Plotting code records
___
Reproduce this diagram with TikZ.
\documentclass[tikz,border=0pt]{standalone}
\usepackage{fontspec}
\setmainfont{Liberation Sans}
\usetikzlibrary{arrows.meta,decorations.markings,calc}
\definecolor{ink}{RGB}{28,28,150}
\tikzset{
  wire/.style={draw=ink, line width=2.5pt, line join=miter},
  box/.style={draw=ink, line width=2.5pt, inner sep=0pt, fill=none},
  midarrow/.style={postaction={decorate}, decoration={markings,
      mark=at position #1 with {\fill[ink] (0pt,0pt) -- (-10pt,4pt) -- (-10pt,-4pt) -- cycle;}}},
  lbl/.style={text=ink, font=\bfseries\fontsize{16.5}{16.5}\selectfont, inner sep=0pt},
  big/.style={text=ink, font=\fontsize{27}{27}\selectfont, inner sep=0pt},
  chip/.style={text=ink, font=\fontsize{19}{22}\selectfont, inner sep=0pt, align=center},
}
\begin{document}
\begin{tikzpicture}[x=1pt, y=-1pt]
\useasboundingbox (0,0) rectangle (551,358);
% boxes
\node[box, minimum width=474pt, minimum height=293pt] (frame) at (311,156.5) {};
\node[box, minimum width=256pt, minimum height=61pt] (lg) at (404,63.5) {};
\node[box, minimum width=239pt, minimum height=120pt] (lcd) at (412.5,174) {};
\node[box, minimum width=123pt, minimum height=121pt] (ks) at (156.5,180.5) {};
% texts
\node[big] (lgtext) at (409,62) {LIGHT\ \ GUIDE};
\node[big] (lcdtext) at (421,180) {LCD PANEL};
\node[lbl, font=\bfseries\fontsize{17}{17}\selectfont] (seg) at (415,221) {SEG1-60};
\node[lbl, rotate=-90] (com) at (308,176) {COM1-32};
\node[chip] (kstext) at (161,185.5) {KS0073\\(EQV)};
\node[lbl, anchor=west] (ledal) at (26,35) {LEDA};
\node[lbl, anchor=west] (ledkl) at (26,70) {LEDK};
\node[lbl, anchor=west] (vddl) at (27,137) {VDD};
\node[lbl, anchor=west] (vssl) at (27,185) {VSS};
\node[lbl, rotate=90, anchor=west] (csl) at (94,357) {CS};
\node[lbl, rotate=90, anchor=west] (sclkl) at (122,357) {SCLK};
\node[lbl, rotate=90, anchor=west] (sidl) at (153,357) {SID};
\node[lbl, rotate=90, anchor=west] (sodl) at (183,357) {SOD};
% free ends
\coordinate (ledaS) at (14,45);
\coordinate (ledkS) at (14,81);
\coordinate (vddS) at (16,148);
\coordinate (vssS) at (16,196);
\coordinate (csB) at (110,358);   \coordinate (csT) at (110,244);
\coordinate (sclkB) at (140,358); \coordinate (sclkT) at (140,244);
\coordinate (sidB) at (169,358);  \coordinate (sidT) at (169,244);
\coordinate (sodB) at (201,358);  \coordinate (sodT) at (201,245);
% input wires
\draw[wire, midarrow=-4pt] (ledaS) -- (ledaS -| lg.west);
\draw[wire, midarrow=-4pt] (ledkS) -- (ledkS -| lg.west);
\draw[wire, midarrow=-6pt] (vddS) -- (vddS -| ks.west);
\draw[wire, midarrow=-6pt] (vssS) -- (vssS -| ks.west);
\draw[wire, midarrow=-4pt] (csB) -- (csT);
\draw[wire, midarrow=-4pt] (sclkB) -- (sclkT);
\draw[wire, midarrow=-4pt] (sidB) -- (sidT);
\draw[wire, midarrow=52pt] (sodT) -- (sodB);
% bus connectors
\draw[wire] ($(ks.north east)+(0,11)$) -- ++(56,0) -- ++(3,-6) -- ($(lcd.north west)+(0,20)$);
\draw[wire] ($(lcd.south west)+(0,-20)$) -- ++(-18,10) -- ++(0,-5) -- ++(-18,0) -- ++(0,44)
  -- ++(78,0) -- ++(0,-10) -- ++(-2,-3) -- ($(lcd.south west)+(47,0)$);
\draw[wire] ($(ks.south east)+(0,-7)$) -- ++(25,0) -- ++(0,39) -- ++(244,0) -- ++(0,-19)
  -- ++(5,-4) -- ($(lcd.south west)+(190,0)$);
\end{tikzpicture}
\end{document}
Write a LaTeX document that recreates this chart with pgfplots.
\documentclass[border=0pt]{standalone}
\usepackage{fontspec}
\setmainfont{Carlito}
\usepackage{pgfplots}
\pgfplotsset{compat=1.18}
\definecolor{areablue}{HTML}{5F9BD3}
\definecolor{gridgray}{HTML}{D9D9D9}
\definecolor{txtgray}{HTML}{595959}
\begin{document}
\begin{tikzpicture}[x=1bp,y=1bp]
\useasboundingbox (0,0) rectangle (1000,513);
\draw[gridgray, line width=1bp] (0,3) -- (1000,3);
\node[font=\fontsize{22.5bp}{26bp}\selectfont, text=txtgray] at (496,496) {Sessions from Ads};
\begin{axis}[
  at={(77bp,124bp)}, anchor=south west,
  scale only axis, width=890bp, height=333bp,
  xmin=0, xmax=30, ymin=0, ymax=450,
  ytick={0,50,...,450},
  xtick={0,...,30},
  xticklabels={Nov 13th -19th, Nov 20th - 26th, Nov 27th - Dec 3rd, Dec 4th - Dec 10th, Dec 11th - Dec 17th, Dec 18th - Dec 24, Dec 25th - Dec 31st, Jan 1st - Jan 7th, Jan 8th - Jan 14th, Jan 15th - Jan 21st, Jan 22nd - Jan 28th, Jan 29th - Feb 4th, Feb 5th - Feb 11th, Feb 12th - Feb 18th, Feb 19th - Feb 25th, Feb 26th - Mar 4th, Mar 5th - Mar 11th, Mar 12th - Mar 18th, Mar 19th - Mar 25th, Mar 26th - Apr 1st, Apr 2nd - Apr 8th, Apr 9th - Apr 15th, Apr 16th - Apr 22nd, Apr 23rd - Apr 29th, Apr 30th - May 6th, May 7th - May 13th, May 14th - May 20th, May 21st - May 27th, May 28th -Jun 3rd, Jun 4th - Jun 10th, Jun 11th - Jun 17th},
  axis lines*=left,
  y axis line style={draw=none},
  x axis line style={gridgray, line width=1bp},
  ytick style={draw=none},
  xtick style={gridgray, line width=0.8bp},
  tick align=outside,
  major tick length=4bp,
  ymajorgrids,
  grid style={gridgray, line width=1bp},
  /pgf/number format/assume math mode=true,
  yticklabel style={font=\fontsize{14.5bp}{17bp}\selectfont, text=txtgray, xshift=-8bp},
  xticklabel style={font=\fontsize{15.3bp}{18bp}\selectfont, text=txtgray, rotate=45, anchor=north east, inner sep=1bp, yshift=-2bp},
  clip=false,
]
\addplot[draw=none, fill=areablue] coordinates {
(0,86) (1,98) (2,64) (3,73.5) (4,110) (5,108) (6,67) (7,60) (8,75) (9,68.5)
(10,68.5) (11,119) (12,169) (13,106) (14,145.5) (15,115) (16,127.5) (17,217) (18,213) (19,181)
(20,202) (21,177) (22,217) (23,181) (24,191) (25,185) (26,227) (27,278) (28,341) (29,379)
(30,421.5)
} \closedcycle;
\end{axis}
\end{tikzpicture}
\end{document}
___
__Written problem__
What is needed here is an exact reproduction of all the entries.

__Written reply__
Reproduce this diagram with TikZ.
\documentclass[tikz,border=0pt]{standalone}
\usepackage{fontspec}
\setmainfont{Liberation Sans}
\usetikzlibrary{arrows.meta,decorations.markings,calc}
\definecolor{ink}{RGB}{28,28,150}
\tikzset{
  wire/.style={draw=ink, line width=2.5pt, line join=miter},
  box/.style={draw=ink, line width=2.5pt, inner sep=0pt, fill=none},
  midarrow/.style={postaction={decorate}, decoration={markings,
      mark=at position #1 with {\fill[ink] (0pt,0pt) -- (-10pt,4pt) -- (-10pt,-4pt) -- cycle;}}},
  lbl/.style={text=ink, font=\bfseries\fontsize{16.5}{16.5}\selectfont, inner sep=0pt},
  big/.style={text=ink, font=\fontsize{27}{27}\selectfont, inner sep=0pt},
  chip/.style={text=ink, font=\fontsize{19}{22}\selectfont, inner sep=0pt, align=center},
}
\begin{document}
\begin{tikzpicture}[x=1pt, y=-1pt]
\useasboundingbox (0,0) rectangle (551,358);
% boxes
\node[box, minimum width=474pt, minimum height=293pt] (frame) at (311,156.5) {};
\node[box, minimum width=256pt, minimum height=61pt] (lg) at (404,63.5) {};
\node[box, minimum width=239pt, minimum height=120pt] (lcd) at (412.5,174) {};
\node[box, minimum width=123pt, minimum height=121pt] (ks) at (156.5,180.5) {};
% texts
\node[big] (lgtext) at (409,62) {LIGHT\ \ GUIDE};
\node[big] (lcdtext) at (421,180) {LCD PANEL};
\node[lbl, font=\bfseries\fontsize{17}{17}\selectfont] (seg) at (415,221) {SEG1-60};
\node[lbl, rotate=-90] (com) at (308,176) {COM1-32};
\node[chip] (kstext) at (161,185.5) {KS0073\\(EQV)};
\node[lbl, anchor=west] (ledal) at (26,35) {LEDA};
\node[lbl, anchor=west] (ledkl) at (26,70) {LEDK};
\node[lbl, anchor=west] (vddl) at (27,137) {VDD};
\node[lbl, anchor=west] (vssl) at (27,185) {VSS};
\node[lbl, rotate=90, anchor=west] (csl) at (94,357) {CS};
\node[lbl, rotate=90, anchor=west] (sclkl) at (122,357) {SCLK};
\node[lbl, rotate=90, anchor=west] (sidl) at (153,357) {SID};
\node[lbl, rotate=90, anchor=west] (sodl) at (183,357) {SOD};
% free ends
\coordinate (ledaS) at (14,45);
\coordinate (ledkS) at (14,81);
\coordinate (vddS) at (16,148);
\coordinate (vssS) at (16,196);
\coordinate (csB) at (110,358);   \coordinate (csT) at (110,244);
\coordinate (sclkB) at (140,358); \coordinate (sclkT) at (140,244);
\coordinate (sidB) at (169,358);  \coordinate (sidT) at (169,244);
\coordinate (sodB) at (201,358);  \coordinate (sodT) at (201,245);
% input wires
\draw[wire, midarrow=-4pt] (ledaS) -- (ledaS -| lg.west);
\draw[wire, midarrow=-4pt] (ledkS) -- (ledkS -| lg.west);
\draw[wire, midarrow=-6pt] (vddS) -- (vddS -| ks.west);
\draw[wire, midarrow=-6pt] (vssS) -- (vssS -| ks.west);
\draw[wire, midarrow=-4pt] (csB) -- (csT);
\draw[wire, midarrow=-4pt] (sclkB) -- (sclkT);
\draw[wire, midarrow=-4pt] (sidB) -- (sidT);
\draw[wire, midarrow=52pt] (sodT) -- (sodB);
% bus connectors
\draw[wire] ($(ks.north east)+(0,11)$) -- ++(56,0) -- ++(3,-6) -- ($(lcd.north west)+(0,20)$);
\draw[wire] ($(lcd.south west)+(0,-20)$) -- ++(-18,10) -- ++(0,-5) -- ++(-18,0) -- ++(0,44)
  -- ++(78,0) -- ++(0,-10) -- ++(-2,-3) -- ($(lcd.south west)+(47,0)$);
\draw[wire] ($(ks.south east)+(0,-7)$) -- ++(25,0) -- ++(0,39) -- ++(244,0) -- ++(0,-19)
  -- ++(5,-4) -- ($(lcd.south west)+(190,0)$);
\end{tikzpicture}
\end{document}
Write a LaTeX document that recreates this chart with pgfplots.
\documentclass[border=0pt]{standalone}
\usepackage{fontspec}
\setmainfont{Carlito}
\usepackage{pgfplots}
\pgfplotsset{compat=1.18}
\definecolor{areablue}{HTML}{5F9BD3}
\definecolor{gridgray}{HTML}{D9D9D9}
\definecolor{txtgray}{HTML}{595959}
\begin{document}
\begin{tikzpicture}[x=1bp,y=1bp]
\useasboundingbox (0,0) rectangle (1000,513);
\draw[gridgray, line width=1bp] (0,3) -- (1000,3);
\node[font=\fontsize{22.5bp}{26bp}\selectfont, text=txtgray] at (496,496) {Sessions from Ads};
\begin{axis}[
  at={(77bp,124bp)}, anchor=south west,
  scale only axis, width=890bp, height=333bp,
  xmin=0, xmax=30, ymin=0, ymax=450,
  ytick={0,50,...,450},
  xtick={0,...,30},
  xticklabels={Nov 13th -19th, Nov 20th - 26th, Nov 27th - Dec 3rd, Dec 4th - Dec 10th, Dec 11th - Dec 17th, Dec 18th - Dec 24, Dec 25th - Dec 31st, Jan 1st - Jan 7th, Jan 8th - Jan 14th, Jan 15th - Jan 21st, Jan 22nd - Jan 28th, Jan 29th - Feb 4th, Feb 5th - Feb 11th, Feb 12th - Feb 18th, Feb 19th - Feb 25th, Feb 26th - Mar 4th, Mar 5th - Mar 11th, Mar 12th - Mar 18th, Mar 19th - Mar 25th, Mar 26th - Apr 1st, Apr 2nd - Apr 8th, Apr 9th - Apr 15th, Apr 16th - Apr 22nd, Apr 23rd - Apr 29th, Apr 30th - May 6th, May 7th - May 13th, May 14th - May 20th, May 21st - May 27th, May 28th -Jun 3rd, Jun 4th - Jun 10th, Jun 11th - Jun 17th},
  axis lines*=left,
  y axis line style={draw=none},
  x axis line style={gridgray, line width=1bp},
  ytick style={draw=none},
  xtick style={gridgray, line width=0.8bp},
  tick align=outside,
  major tick length=4bp,
  ymajorgrids,
  grid style={gridgray, line width=1bp},
  /pgf/number format/assume math mode=true,
  yticklabel style={font=\fontsize{14.5bp}{17bp}\selectfont, text=txtgray, xshift=-8bp},
  xticklabel style={font=\fontsize{15.3bp}{18bp}\selectfont, text=txtgray, rotate=45, anchor=north east, inner sep=1bp, yshift=-2bp},
  clip=false,
]
\addplot[draw=none, fill=areablue] coordinates {
(0,86) (1,98) (2,64) (3,73.5) (4,110) (5,108) (6,67) (7,60) (8,75) (9,68.5)
(10,68.5) (11,119) (12,169) (13,106) (14,145.5) (15,115) (16,127.5) (17,217) (18,213) (19,181)
(20,202) (21,177) (22,217) (23,181) (24,191) (25,185) (26,227) (27,278) (28,341) (29,379)
(30,421.5)
} \closedcycle;
\end{axis}
\end{tikzpicture}
\end{document}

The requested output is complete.